Multi-omics studies have enabled us to understand the mechanistic drivers behind complex disease states and progressions, thereby providing novel and actionable biological insights into health status. However, integrating data from multiple modalities is challenging due to the high dimensionality of data and noise associated with each platform. Non-overlapping features and technical batch effects in the data make the task of learning more complicated. Conventional machine learning (ML) tools are not quite effective against such data integration hazards. In addition, existing methods for single cell multi-omics integration are computationally expensive. This has encouraged the development of a novel architecture that produces a robust model for integration of high-dimensional multi-omics data, which would be capable of learning meaningful features for further downstream analysis.
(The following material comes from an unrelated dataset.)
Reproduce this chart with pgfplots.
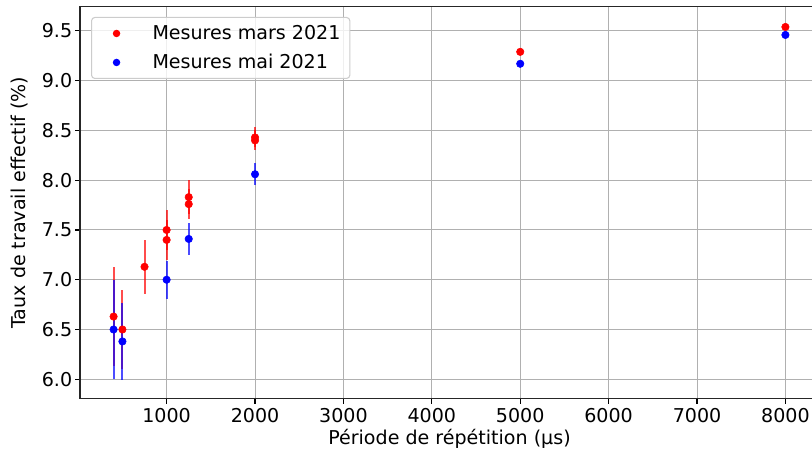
\documentclass[border=0pt]{standalone}
\usepackage{fontspec}
\setmainfont{DejaVu Sans}
\usepackage{pgfplots}
\pgfplotsset{compat=1.18}
\newcommand{\fs}{\fontsize{14.3}{17}\selectfont}
\begin{document}
\begin{tikzpicture}
\begin{axis}[
  scale only axis,
  width=554.25pt, height=294pt,
  xmin=20, xmax=8380, ymin=5.805, ymax=9.744,
  xtick={1000,2000,3000,4000,5000,6000,7000,8000},
  ytick={6,6.5,7,7.5,8,8.5,9,9.5},
  yticklabel={\pgfmathprintnumber[fixed,fixed zerofill,precision=1]{\tick}},
  /pgf/number format/1000 sep={},
  /pgf/number format/assume math mode=true,
  tick pos=left,
  tick align=outside,
  major tick length=3.7pt,
  tick style={line width=0.8pt, black},
  grid=major,
  major grid style={line width=0.75pt, color=black!31},
  axis line style={line width=0.8pt, black!85},
  every tick label/.append style={font=\fs},
  xticklabel style={inner sep=0pt, anchor=north, yshift=-3pt},
  yticklabel style={inner sep=0pt, anchor=east, xshift=-2pt},
  every axis x label/.style={at={(axis description cs:0.5,0)}, yshift=-30.2pt, anchor=center, font=\fs},
  every axis y label/.style={at={(axis description cs:-0.0812,0.5)}, rotate=90, anchor=center, font=\fs},
  xlabel={Période de répétition (µs)},
  ylabel={Taux de travail effectif (\%)},
  legend style={at={(0.0149,0.9738)}, anchor=north west, font=\fs,
    draw=black!20, line width=0.8pt, rounded corners=2.5pt, fill=white, fill opacity=0.8, text opacity=1,
    inner xsep=7pt, inner ysep=3.5pt, row sep=4.75pt,
    nodes={inner sep=0pt, text height=13pt, text depth=4pt, anchor=west}},
  legend cell align=left,
]
\addplot[only marks, mark=*, mark size=2.8pt, color=red, mark options={fill=red, draw=red},
  legend image code/.code={\path[draw=none, fill=none] (0pt,0) -- (38.75pt,0); \path[draw=none, fill=red, fill opacity=1] (11.75pt,0) circle (2.8pt);},
  error bars/.cd, y dir=both, y explicit, error mark=none,
  error bar style={line width=1.5pt, red, opacity=0.7}]
  coordinates {
  (400,6.63) +- (0,0.5)
  (500,6.50) +- (0,0.4)
  (750,7.13) +- (0,0.27)
  (1000,7.50) +- (0,0.2)
  (1000,7.40) +- (0,0.2)
  (1250,7.83) +- (0,0.17)
  (1250,7.76) +- (0,0.15)
  (2000,8.43) +- (0,0.1)
  (2000,8.40) +- (0,0.1)
  (5000,9.29) +- (0,0.02)
  (8000,9.54) +- (0,0.02)
  };
\addlegendentry{Mesures mars 2021}
\addplot[only marks, mark=*, mark size=2.8pt, color=blue, mark options={fill=blue, draw=blue},
  legend image code/.code={\path[draw=none, fill=none] (0pt,0) -- (38.75pt,0); \path[draw=none, fill=blue, fill opacity=1] (11.75pt,0) circle (2.8pt);},
  error bars/.cd, y dir=both, y explicit, error mark=none,
  error bar style={line width=1.5pt, blue, opacity=0.7}]
  coordinates {
  (400,6.50) +- (0,0.5)
  (500,6.38) +- (0,0.39)
  (1000,7.00) +- (0,0.19)
  (1250,7.41) +- (0,0.16)
  (2000,8.06) +- (0,0.11)
  (5000,9.17) +- (0,0.01)
  (8000,9.46) +- (0,0.01)
  };
\addlegendentry{Mesures mai 2021}
\end{axis}
\pgfresetboundingbox
\path[use as bounding box] ([shift={(-60pt,-43.7pt)}]current axis.south west) rectangle ([shift={(549pt,299pt)}]current axis.south west);
\end{tikzpicture}
\end{document}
In this work, we have introduced a novel Unsupervised neural network for single cell Multi-omics INTegration (UMINT). UMINT serves as a promising model for integrating variable number of single cell omics layers with high dimensions, and provides substantial reduction in the number of parameters. It is capable of learning a latent low-dimensional embedding that can capture useful data characteristics. The effectiveness of UMINT has been evaluated on benchmark CITE-seq (paired RNA and surface proteins) datasets. It has outperformed existing state-of-the-art methods for multi-omics integration.